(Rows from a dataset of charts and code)
=====
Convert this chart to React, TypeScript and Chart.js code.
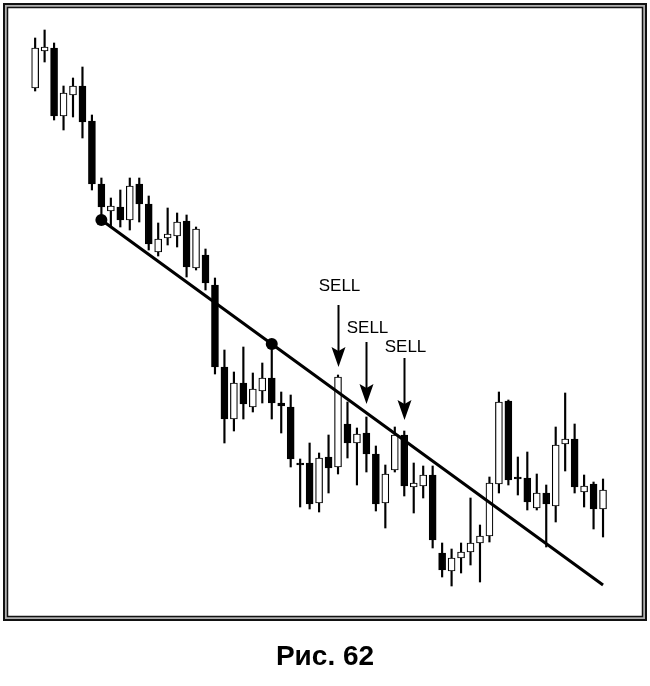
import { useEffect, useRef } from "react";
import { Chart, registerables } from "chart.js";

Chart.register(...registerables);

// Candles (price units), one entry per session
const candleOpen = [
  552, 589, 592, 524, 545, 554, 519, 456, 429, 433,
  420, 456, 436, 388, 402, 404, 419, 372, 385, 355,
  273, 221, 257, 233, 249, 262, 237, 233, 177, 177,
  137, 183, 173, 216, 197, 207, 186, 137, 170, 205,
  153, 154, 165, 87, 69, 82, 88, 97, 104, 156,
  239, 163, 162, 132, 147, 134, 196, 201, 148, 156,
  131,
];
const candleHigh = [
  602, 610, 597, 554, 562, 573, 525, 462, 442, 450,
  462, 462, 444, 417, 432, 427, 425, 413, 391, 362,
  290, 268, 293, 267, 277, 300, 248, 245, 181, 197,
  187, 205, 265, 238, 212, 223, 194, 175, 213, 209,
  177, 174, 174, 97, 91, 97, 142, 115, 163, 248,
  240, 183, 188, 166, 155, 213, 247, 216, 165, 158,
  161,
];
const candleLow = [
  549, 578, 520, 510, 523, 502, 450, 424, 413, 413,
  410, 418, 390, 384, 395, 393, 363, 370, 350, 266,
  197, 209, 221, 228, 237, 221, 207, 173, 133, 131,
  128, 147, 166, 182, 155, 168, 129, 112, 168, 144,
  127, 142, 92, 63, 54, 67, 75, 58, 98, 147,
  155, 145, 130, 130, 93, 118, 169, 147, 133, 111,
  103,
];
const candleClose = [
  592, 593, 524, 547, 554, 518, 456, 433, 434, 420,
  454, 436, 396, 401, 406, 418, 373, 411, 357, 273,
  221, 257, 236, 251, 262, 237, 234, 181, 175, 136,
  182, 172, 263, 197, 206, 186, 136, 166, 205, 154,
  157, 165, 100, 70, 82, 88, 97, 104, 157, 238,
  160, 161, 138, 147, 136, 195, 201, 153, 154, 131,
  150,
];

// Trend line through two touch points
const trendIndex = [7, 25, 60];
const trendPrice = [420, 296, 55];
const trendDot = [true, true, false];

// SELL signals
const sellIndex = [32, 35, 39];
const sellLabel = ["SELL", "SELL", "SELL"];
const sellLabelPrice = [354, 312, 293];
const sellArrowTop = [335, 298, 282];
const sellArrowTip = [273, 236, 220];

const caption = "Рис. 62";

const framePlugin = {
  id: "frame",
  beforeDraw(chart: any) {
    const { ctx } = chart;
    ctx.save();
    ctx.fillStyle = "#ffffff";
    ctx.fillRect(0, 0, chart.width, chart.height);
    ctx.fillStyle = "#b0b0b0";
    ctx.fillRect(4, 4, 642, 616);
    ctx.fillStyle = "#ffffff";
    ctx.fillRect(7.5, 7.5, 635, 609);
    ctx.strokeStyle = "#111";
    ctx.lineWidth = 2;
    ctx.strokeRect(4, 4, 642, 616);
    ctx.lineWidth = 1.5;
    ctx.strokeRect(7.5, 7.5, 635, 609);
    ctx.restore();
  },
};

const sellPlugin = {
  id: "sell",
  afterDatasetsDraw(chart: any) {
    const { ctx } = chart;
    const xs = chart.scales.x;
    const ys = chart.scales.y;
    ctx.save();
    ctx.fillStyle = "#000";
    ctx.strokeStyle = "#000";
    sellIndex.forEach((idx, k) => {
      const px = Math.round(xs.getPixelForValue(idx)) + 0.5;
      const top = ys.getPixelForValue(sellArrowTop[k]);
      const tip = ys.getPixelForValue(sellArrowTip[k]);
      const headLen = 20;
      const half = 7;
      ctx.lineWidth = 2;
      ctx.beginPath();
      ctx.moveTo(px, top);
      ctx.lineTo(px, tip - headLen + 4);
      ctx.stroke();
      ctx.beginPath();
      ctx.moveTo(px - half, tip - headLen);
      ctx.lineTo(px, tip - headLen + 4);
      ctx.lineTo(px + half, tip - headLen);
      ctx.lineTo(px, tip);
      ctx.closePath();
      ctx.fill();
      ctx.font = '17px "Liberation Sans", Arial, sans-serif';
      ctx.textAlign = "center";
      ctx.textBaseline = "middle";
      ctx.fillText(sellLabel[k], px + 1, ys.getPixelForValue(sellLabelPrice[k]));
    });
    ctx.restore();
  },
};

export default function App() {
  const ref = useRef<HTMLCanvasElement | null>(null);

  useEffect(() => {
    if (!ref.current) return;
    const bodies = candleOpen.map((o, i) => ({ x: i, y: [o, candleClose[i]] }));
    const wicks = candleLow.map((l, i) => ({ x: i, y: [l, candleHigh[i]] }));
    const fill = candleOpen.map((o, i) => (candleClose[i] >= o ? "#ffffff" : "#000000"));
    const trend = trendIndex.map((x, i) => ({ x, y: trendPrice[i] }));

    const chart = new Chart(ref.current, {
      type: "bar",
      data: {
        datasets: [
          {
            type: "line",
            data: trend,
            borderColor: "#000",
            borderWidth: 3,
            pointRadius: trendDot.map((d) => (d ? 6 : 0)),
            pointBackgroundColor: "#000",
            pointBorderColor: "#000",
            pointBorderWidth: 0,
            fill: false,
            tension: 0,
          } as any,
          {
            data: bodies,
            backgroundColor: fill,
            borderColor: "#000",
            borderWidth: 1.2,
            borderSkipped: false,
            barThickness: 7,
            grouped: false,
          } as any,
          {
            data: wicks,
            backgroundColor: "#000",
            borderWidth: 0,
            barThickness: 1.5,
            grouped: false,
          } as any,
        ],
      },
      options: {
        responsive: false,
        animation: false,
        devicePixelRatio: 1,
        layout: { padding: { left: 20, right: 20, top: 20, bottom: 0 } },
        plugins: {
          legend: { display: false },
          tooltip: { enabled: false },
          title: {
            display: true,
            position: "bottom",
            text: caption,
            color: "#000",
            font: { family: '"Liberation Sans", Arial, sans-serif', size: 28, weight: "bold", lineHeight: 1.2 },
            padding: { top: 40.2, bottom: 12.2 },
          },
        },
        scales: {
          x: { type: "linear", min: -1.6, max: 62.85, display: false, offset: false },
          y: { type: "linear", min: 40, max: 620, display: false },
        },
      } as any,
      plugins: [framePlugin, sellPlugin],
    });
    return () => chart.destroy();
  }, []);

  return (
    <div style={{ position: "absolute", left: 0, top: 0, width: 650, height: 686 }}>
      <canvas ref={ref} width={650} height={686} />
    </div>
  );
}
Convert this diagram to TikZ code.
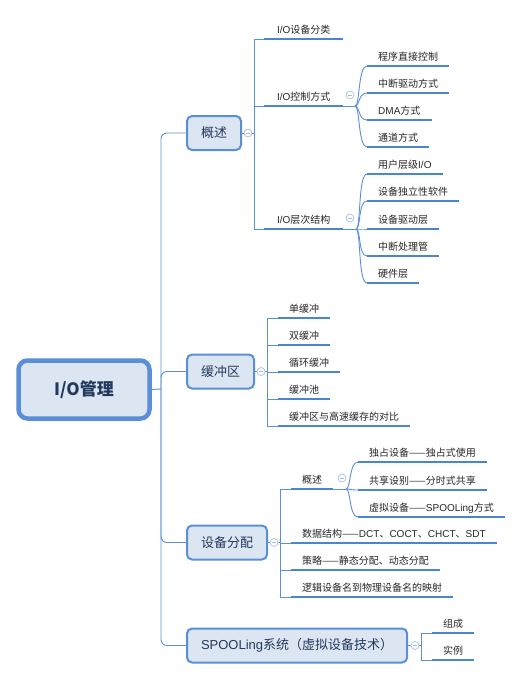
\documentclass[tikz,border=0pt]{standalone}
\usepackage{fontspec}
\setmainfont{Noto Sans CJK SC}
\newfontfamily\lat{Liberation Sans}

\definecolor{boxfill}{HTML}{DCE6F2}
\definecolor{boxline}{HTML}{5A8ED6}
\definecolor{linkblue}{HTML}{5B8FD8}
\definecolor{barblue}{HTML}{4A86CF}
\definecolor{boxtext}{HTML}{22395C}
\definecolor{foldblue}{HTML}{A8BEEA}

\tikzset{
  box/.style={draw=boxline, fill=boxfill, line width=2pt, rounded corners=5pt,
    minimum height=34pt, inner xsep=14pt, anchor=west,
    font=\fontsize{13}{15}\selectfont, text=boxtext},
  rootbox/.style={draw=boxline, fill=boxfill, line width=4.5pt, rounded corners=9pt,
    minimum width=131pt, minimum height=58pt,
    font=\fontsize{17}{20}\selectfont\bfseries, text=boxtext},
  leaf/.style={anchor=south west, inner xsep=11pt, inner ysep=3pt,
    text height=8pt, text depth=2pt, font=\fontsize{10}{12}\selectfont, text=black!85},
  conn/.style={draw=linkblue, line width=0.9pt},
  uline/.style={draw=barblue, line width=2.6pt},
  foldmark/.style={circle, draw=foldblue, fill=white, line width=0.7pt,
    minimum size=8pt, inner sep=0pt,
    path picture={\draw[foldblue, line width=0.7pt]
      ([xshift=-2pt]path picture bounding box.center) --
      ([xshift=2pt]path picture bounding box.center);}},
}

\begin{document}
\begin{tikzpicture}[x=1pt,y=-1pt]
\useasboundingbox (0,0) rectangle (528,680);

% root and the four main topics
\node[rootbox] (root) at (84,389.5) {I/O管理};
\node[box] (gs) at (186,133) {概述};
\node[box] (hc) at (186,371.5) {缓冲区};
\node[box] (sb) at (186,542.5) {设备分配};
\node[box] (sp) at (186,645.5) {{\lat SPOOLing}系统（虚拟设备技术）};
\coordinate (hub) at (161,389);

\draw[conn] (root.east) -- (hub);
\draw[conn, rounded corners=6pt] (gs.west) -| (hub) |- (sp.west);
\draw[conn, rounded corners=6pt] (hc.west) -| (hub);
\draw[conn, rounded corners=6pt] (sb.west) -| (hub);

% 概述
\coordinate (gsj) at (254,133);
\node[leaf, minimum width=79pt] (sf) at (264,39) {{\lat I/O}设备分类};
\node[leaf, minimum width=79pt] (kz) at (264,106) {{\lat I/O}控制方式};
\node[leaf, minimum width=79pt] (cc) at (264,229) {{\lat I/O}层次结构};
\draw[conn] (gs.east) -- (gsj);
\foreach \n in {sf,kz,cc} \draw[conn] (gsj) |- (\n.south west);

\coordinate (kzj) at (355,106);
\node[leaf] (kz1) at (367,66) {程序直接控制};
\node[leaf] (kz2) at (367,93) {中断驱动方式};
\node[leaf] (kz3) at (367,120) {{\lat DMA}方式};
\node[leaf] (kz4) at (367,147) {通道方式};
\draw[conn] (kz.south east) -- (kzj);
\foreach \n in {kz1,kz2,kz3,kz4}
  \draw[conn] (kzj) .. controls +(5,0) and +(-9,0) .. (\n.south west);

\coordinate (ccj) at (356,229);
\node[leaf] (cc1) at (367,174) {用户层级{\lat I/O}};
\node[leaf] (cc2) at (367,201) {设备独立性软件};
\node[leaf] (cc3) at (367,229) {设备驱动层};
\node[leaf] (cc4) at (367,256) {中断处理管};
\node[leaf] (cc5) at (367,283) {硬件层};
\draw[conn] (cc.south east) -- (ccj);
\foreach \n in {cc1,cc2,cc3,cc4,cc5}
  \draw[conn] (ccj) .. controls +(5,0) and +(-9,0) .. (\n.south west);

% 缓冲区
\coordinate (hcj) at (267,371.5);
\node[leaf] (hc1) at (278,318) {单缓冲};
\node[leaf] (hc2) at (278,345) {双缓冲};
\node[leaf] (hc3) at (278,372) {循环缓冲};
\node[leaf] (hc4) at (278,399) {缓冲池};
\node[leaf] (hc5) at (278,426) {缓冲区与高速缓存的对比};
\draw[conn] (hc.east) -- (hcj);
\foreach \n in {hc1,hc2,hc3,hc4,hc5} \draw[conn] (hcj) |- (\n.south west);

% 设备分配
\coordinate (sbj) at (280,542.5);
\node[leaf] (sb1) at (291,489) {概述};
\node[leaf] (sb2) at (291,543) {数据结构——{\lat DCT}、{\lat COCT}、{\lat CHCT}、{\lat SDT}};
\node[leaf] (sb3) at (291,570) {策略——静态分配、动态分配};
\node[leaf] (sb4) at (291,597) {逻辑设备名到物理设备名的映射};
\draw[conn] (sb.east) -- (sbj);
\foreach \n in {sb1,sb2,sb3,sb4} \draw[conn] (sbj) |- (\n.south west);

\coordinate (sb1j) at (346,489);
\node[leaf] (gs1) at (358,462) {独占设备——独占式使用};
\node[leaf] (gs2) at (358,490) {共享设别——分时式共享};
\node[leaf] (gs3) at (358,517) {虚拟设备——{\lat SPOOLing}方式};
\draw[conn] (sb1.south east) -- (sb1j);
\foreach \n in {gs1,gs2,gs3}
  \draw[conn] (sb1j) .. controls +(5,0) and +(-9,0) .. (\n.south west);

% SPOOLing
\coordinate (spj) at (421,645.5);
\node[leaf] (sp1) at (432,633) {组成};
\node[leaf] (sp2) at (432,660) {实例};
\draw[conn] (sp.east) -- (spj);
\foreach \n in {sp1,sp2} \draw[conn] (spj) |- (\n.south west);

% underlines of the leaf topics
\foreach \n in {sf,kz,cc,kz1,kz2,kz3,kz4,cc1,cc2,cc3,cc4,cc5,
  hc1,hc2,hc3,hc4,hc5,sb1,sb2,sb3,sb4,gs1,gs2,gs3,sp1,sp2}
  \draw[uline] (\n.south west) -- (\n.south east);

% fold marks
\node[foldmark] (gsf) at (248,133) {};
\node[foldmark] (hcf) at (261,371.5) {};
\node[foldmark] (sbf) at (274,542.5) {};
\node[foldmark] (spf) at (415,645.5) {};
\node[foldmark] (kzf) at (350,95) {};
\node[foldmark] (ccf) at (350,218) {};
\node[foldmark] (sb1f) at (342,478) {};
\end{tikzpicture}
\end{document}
=====
Set problem:
From the first line above to the line containing "Chart.register(...registerables);", repeat each line exactly. Pictures stay out.

Reply:
Convert this chart to React, TypeScript and Chart.js code.
import { useEffect, useRef } from "react";
import { Chart, registerables } from "chart.js";

Chart.register(...registerables);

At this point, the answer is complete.